The Ferrari driver was imperious form in the final Q3 session in Montreal, setting a stunning pole time of 1m 10.764s in the closing moments of qualifying. Mercedes’ Valtteri Bottas will join the German on the front row after finishing just 0.093 off Vettel's time, while Max Verstappen, who’d led all three of the weekend's Free Practice sessions, put in a strong last lap to go third in his Red Bull.
Mercedes' Lewis Hamilton, who many had tipped as favourite for pole, had to content himself with fourth, with Ferrari's Kimi Raikkonen fifth after an error on his final quick lap, and the second Red Bull of Daniel Ricciardo in sixth.
Force India and Renault were the two other teams duking it out for top midfield honours. Ultimately it was Renault who came out on top, with Nico Hulkenberg seventh, Force India’s Esteban Ocon eighth, Renault’s Carlos Sainz ninth and the sister Force India of Sergio Perez 10th.

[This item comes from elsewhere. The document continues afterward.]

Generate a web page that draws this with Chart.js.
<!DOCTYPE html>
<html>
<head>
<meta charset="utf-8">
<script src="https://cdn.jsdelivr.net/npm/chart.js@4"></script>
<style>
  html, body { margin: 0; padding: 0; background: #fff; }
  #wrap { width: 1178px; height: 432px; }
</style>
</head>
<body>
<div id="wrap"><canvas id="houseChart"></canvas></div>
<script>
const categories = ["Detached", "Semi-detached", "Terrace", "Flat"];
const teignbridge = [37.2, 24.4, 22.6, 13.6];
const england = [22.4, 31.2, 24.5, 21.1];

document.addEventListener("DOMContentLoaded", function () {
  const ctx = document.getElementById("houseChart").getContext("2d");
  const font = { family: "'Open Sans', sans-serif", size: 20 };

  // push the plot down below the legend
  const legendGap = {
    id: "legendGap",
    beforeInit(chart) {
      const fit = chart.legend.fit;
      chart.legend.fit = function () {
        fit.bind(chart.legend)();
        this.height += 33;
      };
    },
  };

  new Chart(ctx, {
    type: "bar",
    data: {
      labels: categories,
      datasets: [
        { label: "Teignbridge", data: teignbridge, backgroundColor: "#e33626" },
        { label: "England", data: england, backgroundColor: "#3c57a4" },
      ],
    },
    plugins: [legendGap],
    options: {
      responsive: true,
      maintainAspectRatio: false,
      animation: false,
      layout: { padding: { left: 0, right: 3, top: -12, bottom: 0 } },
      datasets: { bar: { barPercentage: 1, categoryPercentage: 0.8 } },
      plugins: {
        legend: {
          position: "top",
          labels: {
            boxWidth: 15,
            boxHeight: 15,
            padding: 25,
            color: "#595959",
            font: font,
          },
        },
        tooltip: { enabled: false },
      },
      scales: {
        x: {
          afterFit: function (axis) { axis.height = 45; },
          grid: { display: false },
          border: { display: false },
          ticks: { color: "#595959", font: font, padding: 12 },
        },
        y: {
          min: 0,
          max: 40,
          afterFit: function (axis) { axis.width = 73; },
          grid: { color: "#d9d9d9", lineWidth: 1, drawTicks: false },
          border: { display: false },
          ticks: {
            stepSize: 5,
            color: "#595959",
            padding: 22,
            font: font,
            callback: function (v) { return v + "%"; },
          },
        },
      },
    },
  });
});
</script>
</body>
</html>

Q1 - STROLL FAILS TO MAKE THE CUT IN FRONT OF HOME CROWD
It was a scrappy first session for many drivers as qualifying got underway. There were lurid slides for Hamilton, Ricciardo and Marcus Ericsson, with the Swede damaging his Sauber's suspension after clouting the wall at the exit of Turn 9 and nearly running into the slower Red Bull of Verstappen ahead.
With the top three teams lining up in twos at the top of the timesheet – Ferrari’s Vettel and Raikkonen, Mercedes’s Hamilton and Bottas and Red Bull’s Verstappen and Ricciardo – there were impressive performances elsewhere from Toro Rosso’s Brendon Hartley, who put his car into eighth, and Sauber’s Charles Leclerc in 12th.
After showing very promising pace across the Free Practice sessions, there was disappointment for Haas’s Romain Grosjean, with his car dramatically billowing smoke as soon as he left his garage. Although he was pushed back in, the problem was deemed terminal, with Grosjean forced to watch from the sidelines.
He was joined in the elimination zone for the session by Pierre Gasly in 16th – who, unlike team mate Brendon Hartley, was forced back to Honda's previous-spec power unit after an issue in FP3 – local boy Lance Stroll and his Williams team mate Sergey Sirotkin in 17th and 18th, with Ericsson and Grosjean bringing up the rear.
Q2 - RICCIARDO FASTEST BUT DISAPPOINTMENT FOR ALONSO
With the teams having to start the race on the tyres they set their fastest lap on in Q2, there was intrigue as many of the top runners experimented to see if they could make it through the session on the harder, purple ultrasoft.
The Ferraris and the Mercedes drivers all managed it, while the Red Bulls didn’t even try it, opting to stay on the pink-walled hypersofts throughout the session.
Ricciardo was certainly making them work, though, banging in what was at the time the fastest-ever lap around the Montreal track – a 1m 11.434s – at the end of the session.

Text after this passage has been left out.